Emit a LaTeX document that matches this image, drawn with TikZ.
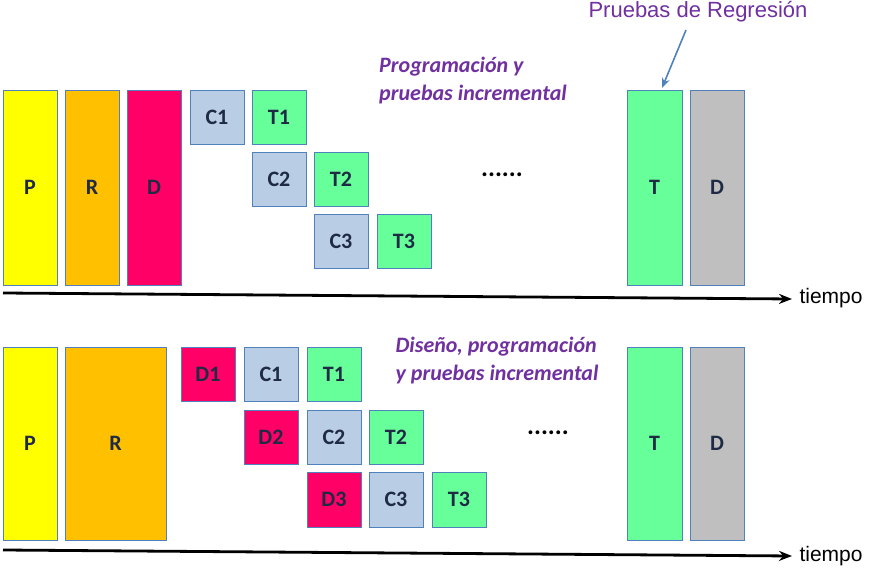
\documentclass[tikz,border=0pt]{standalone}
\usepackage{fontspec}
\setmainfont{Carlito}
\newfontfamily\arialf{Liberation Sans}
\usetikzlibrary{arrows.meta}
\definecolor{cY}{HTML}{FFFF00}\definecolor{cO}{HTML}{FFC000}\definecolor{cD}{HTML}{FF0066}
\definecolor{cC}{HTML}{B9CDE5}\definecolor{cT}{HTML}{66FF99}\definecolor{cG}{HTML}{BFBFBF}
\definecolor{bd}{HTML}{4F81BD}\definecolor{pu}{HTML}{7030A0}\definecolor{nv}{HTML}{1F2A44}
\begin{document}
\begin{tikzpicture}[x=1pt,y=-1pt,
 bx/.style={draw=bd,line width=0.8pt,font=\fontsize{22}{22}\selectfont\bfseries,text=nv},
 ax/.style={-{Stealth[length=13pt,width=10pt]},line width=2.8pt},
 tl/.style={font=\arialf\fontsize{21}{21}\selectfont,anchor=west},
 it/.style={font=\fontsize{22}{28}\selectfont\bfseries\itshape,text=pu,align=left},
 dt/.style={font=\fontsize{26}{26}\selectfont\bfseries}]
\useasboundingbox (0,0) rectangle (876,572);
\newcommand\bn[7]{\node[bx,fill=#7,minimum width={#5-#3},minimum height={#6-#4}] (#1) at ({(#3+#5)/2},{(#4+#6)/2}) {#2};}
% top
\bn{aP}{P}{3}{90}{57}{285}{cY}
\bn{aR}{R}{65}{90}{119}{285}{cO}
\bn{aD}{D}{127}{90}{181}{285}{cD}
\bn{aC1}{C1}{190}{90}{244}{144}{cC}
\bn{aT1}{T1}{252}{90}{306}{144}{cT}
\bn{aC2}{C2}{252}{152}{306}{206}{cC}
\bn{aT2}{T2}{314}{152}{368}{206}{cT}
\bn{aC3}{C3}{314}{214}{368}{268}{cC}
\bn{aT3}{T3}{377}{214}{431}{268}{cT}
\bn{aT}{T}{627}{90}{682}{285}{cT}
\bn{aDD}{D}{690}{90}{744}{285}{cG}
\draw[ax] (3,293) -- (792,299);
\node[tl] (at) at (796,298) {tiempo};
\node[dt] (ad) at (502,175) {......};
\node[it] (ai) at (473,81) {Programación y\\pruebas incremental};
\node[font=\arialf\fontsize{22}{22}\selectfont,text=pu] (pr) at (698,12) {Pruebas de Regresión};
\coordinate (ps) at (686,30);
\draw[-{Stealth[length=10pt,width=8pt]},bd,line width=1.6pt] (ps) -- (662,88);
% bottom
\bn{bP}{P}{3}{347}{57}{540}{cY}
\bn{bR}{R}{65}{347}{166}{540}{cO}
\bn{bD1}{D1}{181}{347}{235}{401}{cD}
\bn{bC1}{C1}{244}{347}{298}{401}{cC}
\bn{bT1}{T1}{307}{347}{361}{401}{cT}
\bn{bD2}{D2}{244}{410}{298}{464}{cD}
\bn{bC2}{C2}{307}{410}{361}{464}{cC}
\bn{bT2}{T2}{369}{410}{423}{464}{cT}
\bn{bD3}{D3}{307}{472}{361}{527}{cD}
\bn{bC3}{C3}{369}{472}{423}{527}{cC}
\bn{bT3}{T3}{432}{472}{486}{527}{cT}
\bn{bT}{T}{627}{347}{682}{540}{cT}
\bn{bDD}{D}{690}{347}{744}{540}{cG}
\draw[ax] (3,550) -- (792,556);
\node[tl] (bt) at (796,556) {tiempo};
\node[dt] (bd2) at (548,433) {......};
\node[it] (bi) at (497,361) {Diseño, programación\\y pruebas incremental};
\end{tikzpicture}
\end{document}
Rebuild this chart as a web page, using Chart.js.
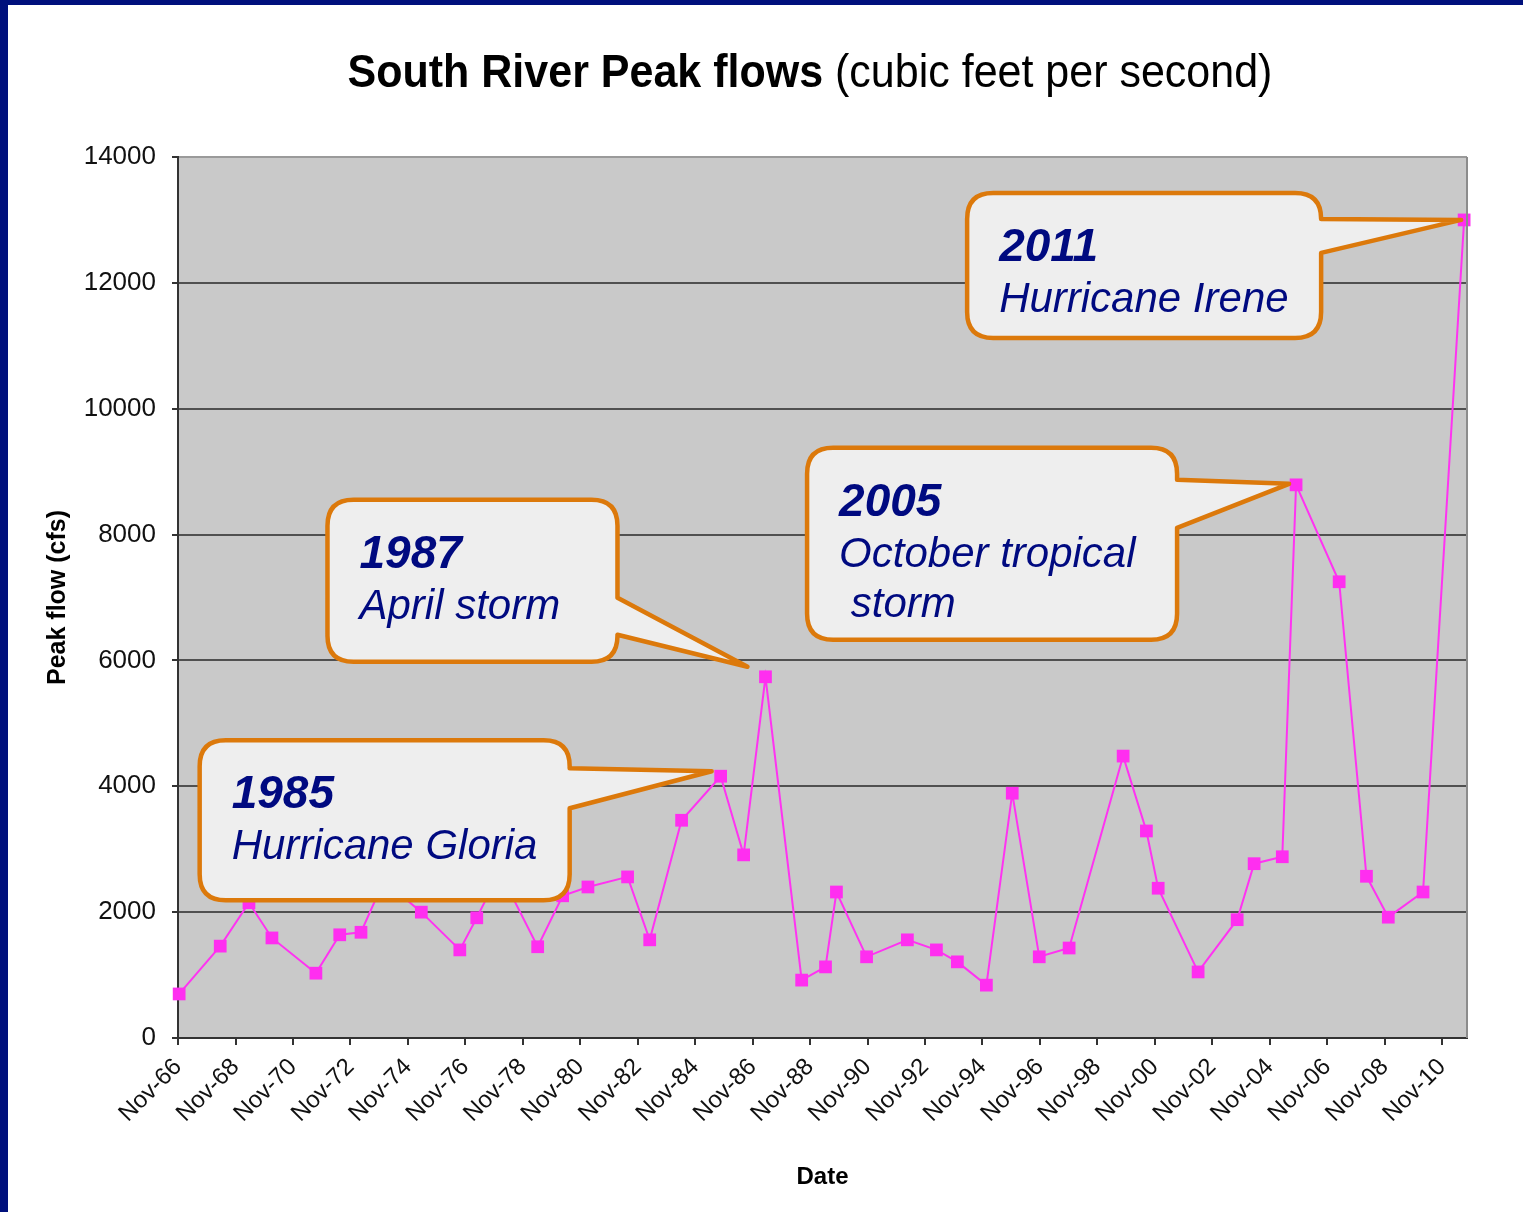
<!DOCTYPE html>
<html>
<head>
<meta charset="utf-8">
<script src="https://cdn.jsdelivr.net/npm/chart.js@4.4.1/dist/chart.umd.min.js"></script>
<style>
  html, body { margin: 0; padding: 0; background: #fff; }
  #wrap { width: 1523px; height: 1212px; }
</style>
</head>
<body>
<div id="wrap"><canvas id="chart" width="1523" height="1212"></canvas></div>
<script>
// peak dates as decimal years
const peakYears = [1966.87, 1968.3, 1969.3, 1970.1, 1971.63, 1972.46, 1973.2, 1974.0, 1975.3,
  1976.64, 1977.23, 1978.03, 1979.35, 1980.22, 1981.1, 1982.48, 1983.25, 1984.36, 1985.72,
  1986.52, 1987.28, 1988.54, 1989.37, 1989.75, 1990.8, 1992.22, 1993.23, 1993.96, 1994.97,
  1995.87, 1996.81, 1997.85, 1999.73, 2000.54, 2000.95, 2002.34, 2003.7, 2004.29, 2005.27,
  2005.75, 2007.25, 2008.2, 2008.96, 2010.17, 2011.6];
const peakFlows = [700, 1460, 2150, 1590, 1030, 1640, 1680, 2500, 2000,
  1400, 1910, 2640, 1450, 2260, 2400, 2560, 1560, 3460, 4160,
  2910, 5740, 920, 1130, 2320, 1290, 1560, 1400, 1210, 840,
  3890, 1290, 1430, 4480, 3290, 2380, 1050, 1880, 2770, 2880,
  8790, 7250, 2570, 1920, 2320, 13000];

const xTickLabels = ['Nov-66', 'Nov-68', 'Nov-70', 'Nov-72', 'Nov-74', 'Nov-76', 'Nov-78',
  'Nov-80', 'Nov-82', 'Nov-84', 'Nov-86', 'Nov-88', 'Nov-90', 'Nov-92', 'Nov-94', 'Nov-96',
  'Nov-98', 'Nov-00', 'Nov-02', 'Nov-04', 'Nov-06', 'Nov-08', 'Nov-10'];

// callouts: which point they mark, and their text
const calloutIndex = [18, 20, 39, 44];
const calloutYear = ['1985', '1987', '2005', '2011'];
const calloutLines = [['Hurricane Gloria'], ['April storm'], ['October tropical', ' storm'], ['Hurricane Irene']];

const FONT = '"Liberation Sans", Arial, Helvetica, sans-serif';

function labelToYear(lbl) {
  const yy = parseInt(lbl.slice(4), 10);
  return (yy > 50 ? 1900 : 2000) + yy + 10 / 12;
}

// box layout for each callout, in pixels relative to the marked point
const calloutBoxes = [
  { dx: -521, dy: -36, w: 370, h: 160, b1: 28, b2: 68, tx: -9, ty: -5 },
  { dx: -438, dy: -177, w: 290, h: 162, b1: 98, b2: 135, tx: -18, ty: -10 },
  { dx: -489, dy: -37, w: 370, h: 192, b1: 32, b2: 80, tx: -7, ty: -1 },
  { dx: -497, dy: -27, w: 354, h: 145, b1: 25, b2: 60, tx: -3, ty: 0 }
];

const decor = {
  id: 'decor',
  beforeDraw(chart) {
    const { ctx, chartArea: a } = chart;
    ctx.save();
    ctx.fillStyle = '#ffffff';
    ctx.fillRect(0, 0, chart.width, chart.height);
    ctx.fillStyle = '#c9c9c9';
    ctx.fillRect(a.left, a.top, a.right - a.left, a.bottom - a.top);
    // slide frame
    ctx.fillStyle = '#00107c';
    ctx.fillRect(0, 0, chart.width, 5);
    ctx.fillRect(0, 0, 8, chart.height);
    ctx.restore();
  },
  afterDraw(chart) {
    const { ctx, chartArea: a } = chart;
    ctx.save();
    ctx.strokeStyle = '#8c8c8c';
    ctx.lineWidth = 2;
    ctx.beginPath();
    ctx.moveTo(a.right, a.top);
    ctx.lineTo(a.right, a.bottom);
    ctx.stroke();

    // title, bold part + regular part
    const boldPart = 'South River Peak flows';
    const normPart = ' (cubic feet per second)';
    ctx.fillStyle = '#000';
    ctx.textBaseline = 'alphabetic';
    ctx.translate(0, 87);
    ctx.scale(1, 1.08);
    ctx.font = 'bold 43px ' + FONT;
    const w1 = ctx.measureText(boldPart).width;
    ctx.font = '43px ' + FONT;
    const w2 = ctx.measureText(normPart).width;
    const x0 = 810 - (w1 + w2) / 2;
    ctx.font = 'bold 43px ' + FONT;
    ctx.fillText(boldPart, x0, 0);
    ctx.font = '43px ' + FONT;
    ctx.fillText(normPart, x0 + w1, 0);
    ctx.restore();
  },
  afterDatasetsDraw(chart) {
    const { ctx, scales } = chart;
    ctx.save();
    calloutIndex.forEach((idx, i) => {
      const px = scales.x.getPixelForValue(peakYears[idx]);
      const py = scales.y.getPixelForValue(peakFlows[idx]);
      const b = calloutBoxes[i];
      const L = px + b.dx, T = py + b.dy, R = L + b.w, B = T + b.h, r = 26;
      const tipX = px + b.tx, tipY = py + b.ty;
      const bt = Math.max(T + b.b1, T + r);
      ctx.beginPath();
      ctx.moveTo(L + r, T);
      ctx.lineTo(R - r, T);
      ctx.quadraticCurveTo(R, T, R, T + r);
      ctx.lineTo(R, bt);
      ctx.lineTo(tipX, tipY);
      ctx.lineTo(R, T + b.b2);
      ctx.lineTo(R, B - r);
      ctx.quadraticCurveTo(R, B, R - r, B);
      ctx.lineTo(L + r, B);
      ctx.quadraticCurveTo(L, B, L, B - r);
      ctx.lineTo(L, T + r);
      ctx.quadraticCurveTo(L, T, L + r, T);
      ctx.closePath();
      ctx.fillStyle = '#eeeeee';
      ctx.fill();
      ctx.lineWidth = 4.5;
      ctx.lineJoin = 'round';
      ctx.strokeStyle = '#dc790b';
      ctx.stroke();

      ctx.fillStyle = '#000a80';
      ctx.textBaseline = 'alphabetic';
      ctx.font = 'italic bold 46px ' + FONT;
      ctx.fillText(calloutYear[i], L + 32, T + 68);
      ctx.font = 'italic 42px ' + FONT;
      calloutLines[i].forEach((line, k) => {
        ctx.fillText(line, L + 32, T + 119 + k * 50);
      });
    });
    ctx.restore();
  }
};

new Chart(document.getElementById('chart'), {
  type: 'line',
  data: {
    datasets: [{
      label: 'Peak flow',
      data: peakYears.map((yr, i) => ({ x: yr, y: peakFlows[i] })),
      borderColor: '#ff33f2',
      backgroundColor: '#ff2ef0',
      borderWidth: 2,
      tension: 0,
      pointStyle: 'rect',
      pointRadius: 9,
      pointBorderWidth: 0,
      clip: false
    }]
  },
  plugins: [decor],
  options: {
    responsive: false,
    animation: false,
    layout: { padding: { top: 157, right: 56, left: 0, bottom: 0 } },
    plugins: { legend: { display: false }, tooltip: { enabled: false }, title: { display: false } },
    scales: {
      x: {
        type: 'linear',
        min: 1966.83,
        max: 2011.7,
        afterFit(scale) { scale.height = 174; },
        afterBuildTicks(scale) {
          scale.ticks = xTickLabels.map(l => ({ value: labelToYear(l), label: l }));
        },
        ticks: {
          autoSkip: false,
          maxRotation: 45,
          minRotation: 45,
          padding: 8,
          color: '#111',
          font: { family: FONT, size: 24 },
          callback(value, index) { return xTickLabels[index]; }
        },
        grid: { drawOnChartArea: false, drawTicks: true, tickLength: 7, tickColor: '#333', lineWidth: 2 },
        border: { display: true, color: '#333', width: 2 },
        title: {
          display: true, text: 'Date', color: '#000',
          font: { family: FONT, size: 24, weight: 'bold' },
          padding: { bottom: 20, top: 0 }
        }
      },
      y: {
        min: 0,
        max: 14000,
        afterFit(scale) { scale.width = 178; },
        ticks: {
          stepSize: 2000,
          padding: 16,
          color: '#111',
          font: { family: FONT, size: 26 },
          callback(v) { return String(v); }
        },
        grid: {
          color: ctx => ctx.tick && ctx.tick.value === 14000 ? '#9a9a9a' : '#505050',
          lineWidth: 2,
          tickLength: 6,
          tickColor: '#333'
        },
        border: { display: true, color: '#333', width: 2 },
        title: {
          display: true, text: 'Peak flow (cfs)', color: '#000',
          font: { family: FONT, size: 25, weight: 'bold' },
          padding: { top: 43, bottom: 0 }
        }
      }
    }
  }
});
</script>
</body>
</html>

■ ■ ■ ■ ■ ■ ■

Show the lines of the data that hold the word "this".

=== Task answer ===
Emit a LaTeX document that matches this image, drawn with TikZ.
Rebuild this chart as a web page, using Chart.js.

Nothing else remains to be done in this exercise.